Buying and using assets in general isn’t a very good way to learn, in my opinion. I know Unity likes to advertise ‘you can download something off the asset store and have a working project in minutes’ but it rarely works that way. Learning how to make your own assets as much as possible is ultimately the path to a successful project.

And this process can/will likely take years. I started fiddling with Blender in high school when I was 13… that was 16 years ago now (crikey!). And I’m still learning more about Blender and 3d in general every day.

3 Likes

We have as many as we do because some people need the bleeding edge. Most people don’t need that though and those of us who can stick to the LTS releases and an inexperienced developer definitely doesn’t need the pressure that comes with having to correct errors from constantly upgrading.

Software for creating software is rarely lightweight.

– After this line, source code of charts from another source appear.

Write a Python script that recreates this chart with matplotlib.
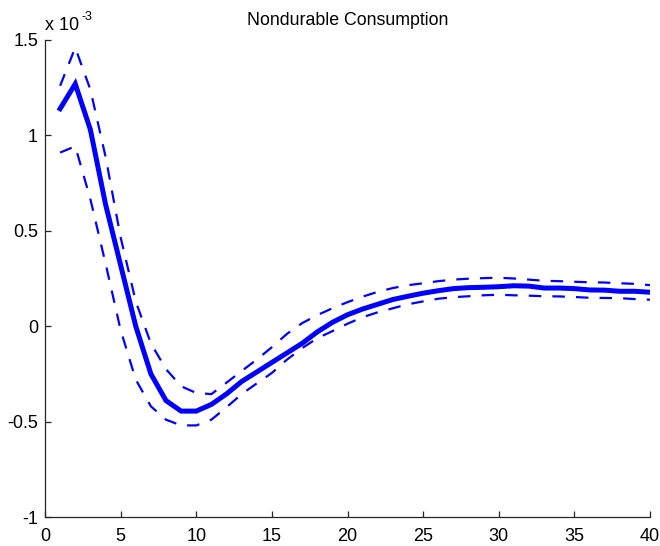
import matplotlib
matplotlib.use("Agg")
import matplotlib.pyplot as plt

plt.rcParams['font.family'] = ['Liberation Sans', 'DejaVu Sans']
plt.rcParams['lines.scale_dashes'] = False

# Impulse response horizon (quarters)
horizon = list(range(1, 41))

# Point estimate of the response (units of 1e-3)
response = [1.14, 1.27, 1.03, 0.64, 0.32, 0.00, -0.25, -0.39, -0.445, -0.445,
            -0.41, -0.355, -0.29, -0.24, -0.19, -0.14, -0.09, -0.03, 0.02, 0.06,
            0.09, 0.115, 0.14, 0.157, 0.173, 0.186, 0.197, 0.202, 0.204, 0.207,
            0.212, 0.21, 0.20, 0.20, 0.197, 0.19, 0.189, 0.183, 0.183, 0.178]

# Upper confidence band (units of 1e-3)
upper = [1.26, 1.46, 1.24, 0.89, 0.466, 0.13, -0.09, -0.225, -0.315, -0.35,
         -0.356, -0.296, -0.235, -0.175, -0.11, -0.04, 0.016, 0.058, 0.094, 0.126,
         0.155, 0.18, 0.20, 0.215, 0.225, 0.236, 0.244, 0.249, 0.252, 0.254,
         0.25, 0.244, 0.238, 0.236, 0.233, 0.23, 0.229, 0.225, 0.222, 0.215]

# Lower confidence band (units of 1e-3)
lower = [0.91, 0.943, 0.666, 0.33, -0.02, -0.28, -0.42, -0.49, -0.52, -0.52,
         -0.49, -0.425, -0.356, -0.30, -0.245, -0.175, -0.115, -0.063, -0.026, 0.013,
         0.047, 0.073, 0.094, 0.115, 0.13, 0.144, 0.152, 0.157, 0.162, 0.165,
         0.162, 0.16, 0.157, 0.156, 0.153, 0.149, 0.148, 0.147, 0.142, 0.139]

xticks = [0, 5, 10, 15, 20, 25, 30, 35, 40]
yticks = [-1, -0.5, 0, 0.5, 1, 1.5]
ytick_labels = ['-1', '-0.5', '0', '0.5', '1', '1.5']

W, H = 660, 546
fig = plt.figure(figsize=(W / 100, H / 100), dpi=100)
ax = fig.add_axes([45 / W, 1 - 517 / H, 605 / W, 477 / H])

blue = '#0000ff'
ax.plot(horizon, upper, color=blue, lw=1.6, dashes=(9, 8), dash_capstyle='butt')
ax.plot(horizon, lower, color=blue, lw=1.6, dashes=(9, 8), dash_capstyle='butt')
ax.plot(horizon, response, color=blue, lw=3.6, solid_joinstyle='miter')

ax.set_xlim(0, 40)
ax.set_ylim(-1, 1.5)
ax.set_xticks(xticks)
ax.set_yticks(yticks)
ax.set_yticklabels(ytick_labels)

for side in ('top', 'right'):
    ax.spines[side].set_visible(False)
for side in ('left', 'bottom'):
    ax.spines[side].set_color('#262626')
    ax.spines[side].set_linewidth(0.9)

ax.tick_params(direction='in', length=4.5, width=0.9, color='#262626',
               labelsize=13)
ax.tick_params(axis='x', pad=8)
ax.tick_params(axis='y', pad=5)

# Title and exponent marker placed in figure pixels
fig.text(347.5 / W, 1 - 25 / H, 'Nondurable Consumption', fontsize=12.8,
         ha='center', va='baseline')
fig.text(45 / W, 1 - 30 / H, 'x 10', fontsize=13, ha='left', va='baseline')
fig.text(81 / W, 1 - 20 / H, '-3', fontsize=9, ha='left', va='baseline')

fig.savefig('out.png', dpi=100)
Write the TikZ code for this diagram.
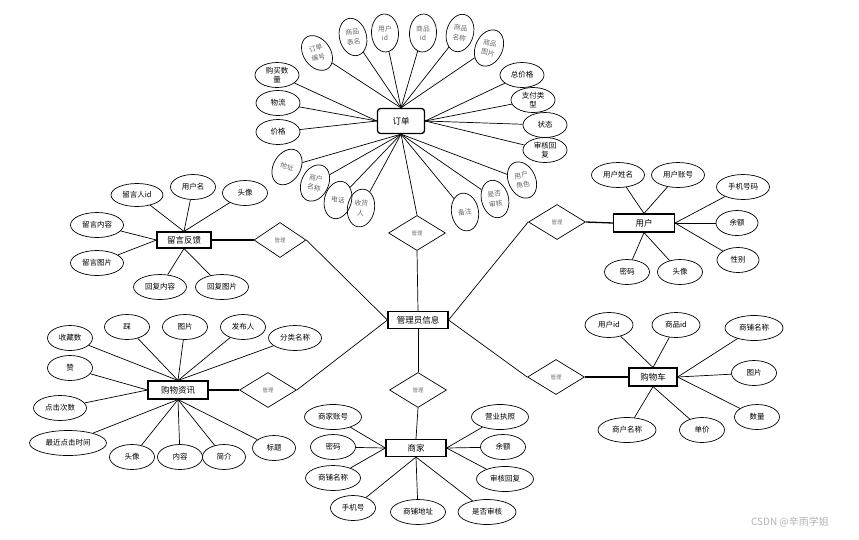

Unity is actually on the smaller side of the competition at 5GB with Unreal Engine weighing in at around 100GB. A project being large is due to the engine keeping a file cache to increase performance.

We have women in this community (eg @Teila , @Ony , etc), women streaming it (Twitch), women who have founded game companies (Roberta Williams - Wikipedia), and so on. Overall percentages are low but women exist in every part of this industry.

4 Likes

i’d just go with unity 5 and forget everything new and just start making basic 2d games. Think Vampfire survivors as maximum complexity to work towards.

unity was actually custom made to be extra friendly to females so you’ll have an advantage. thats a secret few people know.

No. There are women among developers.(also why would your gender/sex make a difference?)

However, gamedev is not easy and takes time to learn.

Start with tutorials. It will take time.

2 Likes

There are like 15 questions issues in the OP, that don’t really apply to the title. And the title isn’t really a valid topic, gender is irrelevant (on this topic) If you have question about getting started, use the Getting Started forum. If you are have a problem installing use the General Support forum. For the “how to…” stuff, start in the learn section and follow the lessons. Closing.